Bootstrap Percolation
09 Dec 2016Imagine a disease that spreads as follows: You become infected if you know two people that are contaminated. We can model a group of people by a graph \(G\). People being vertices and relationships being edges. One can now ask the question: What is the minimum number of infected people in the beginning, so that everybody becomes contaminated? We are assuming that a person remains contaminated once infected. The corresponding decision problem is \(NP\)-complete in general graphs and is therefore unlikely to have an easy and compact answer.
What about simpler graphs such as grids? In multidimensional grids the problem has been introduced by statisical physics as bootstrap percolation and has a large literature. Let us look at the planar \(n \times n\) grid. Here it is quite easy to find a set of \(n\) vertices that will eventually cover the graph. A diagonal is sufficient. The following theorem, which is part of the folklore, shows that \(n\) is all that we can hope for.
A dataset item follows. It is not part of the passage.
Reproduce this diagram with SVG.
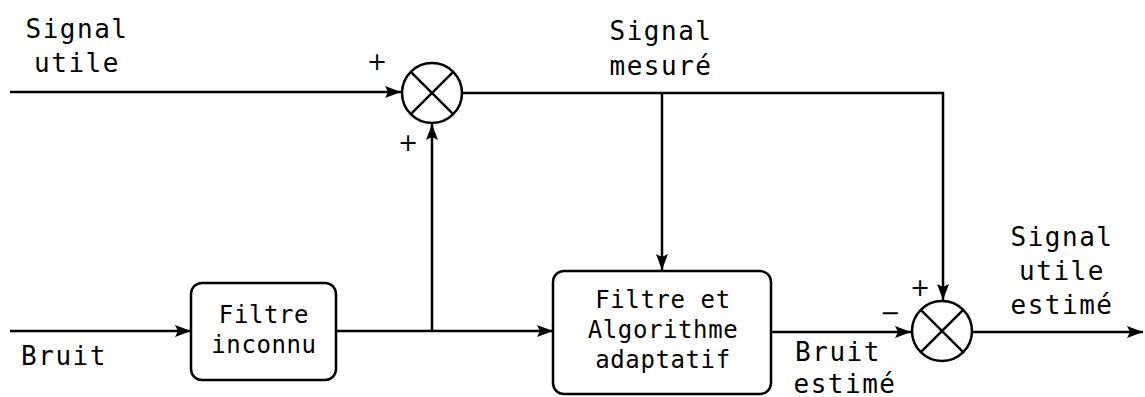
<svg xmlns="http://www.w3.org/2000/svg" width="1145" height="397" viewBox="0 0 1145 397">
<style>
.ln{fill:none;stroke:#000;stroke-width:2.5}
.box{fill:#fff;stroke:#000;stroke-width:2.5}
.lbl{font-family:"DejaVu Sans Mono","Liberation Mono",monospace;font-size:26px;letter-spacing:1.5px;text-anchor:middle;fill:#000}
.bt{font-family:"DejaVu Sans Mono","Liberation Mono",monospace;font-size:24px;letter-spacing:0.6px;text-anchor:middle;fill:#000}
.sg{font-family:"DejaVu Sans","Liberation Sans",sans-serif;font-size:24px;text-anchor:middle;fill:#000}
</style>
<defs>
<marker id="ar" viewBox="0 0 16 12" refX="16" refY="6" markerWidth="16" markerHeight="12" markerUnits="userSpaceOnUse" orient="auto">
<path d="M0,0 L16,6 L0,12 L3,6 Z" fill="#000"/>
</marker>
</defs>
<g id="connectors">
<path class="ln" d="M10,92 H401" marker-end="url(#ar)"/>
<path class="ln" d="M10,331 H191" marker-end="url(#ar)"/>
<path class="ln" d="M336,331 H553" marker-end="url(#ar)"/>
<path class="ln" d="M432,331 V124" marker-end="url(#ar)"/>
<path class="ln" d="M463,93 H943 V300" marker-end="url(#ar)"/>
<path class="ln" d="M662,93 V270" marker-end="url(#ar)"/>
<path class="ln" d="M771,332 H911" marker-end="url(#ar)"/>
<path class="ln" d="M973,332 H1143" marker-end="url(#ar)"/>
</g>
<g id="sum1">
<circle class="ln" cx="432" cy="93" r="30"/>
<path class="ln" d="M410.8,71.8 L453.2,114.2 M453.2,71.8 L410.8,114.2"/>
<text class="sg" x="377" y="70">+</text>
<text class="sg" x="408" y="151">+</text>
</g>
<g id="sum2">
<circle class="ln" cx="942" cy="331" r="30"/>
<path class="ln" d="M920.8,309.8 L963.2,352.2 M963.2,309.8 L920.8,352.2"/>
<text class="sg" x="920" y="296">+</text>
<text class="sg" x="890" y="321">−</text>
</g>
<g id="filtre-inconnu">
<rect class="box" x="191" y="283" width="145" height="97" rx="11"/>
<text class="bt" x="264" y="323">Filtre</text>
<text class="bt" x="264" y="353">inconnu</text>
</g>
<g id="filtre-adaptatif">
<rect class="box" x="553" y="271" width="218" height="123" rx="11"/>
<text class="bt" x="663" y="308">Filtre et</text>
<text class="bt" x="663" y="338">Algorithme</text>
<text class="bt" x="663" y="368">adaptatif</text>
</g>
<g id="labels">
<text class="lbl" x="77" y="38">Signal</text>
<text class="lbl" x="77" y="72">utile</text>
<text class="lbl" x="661" y="40">Signal</text>
<text class="lbl" x="661" y="75">mesuré</text>
<text class="lbl" x="64" y="365">Bruit</text>
<text class="lbl" x="838" y="361">Bruit</text>
<text class="lbl" x="845" y="393">estimé</text>
<text class="lbl" x="1062" y="246">Signal</text>
<text class="lbl" x="1062" y="280">utile</text>
<text class="lbl" x="1062" y="314">estimé</text>
</g>
</svg>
Let the cover number be the minimum number of diseased vertices that one needs in order to contaminate the whole graph. For convenience and historic reasons we will be seeing the grid as board.
Theorem. The cover number of the \(n \times n\) grid is \(n\).
Proof. Contaminating the diagonal of the board proves the upper bound. For the lower bound we make use of the invariant method: the perimeter of the contaminated part of the board can never decrease when we apply the 2-neighbour rule. As the perimeter of the board needs to be \(4n\) in the end, we need at least \(n\) contaminated squares in the beginning. \(\square\)
I would have probably looked for this kind of argument for a very very long time. Erdős might have said that this proof is from the book.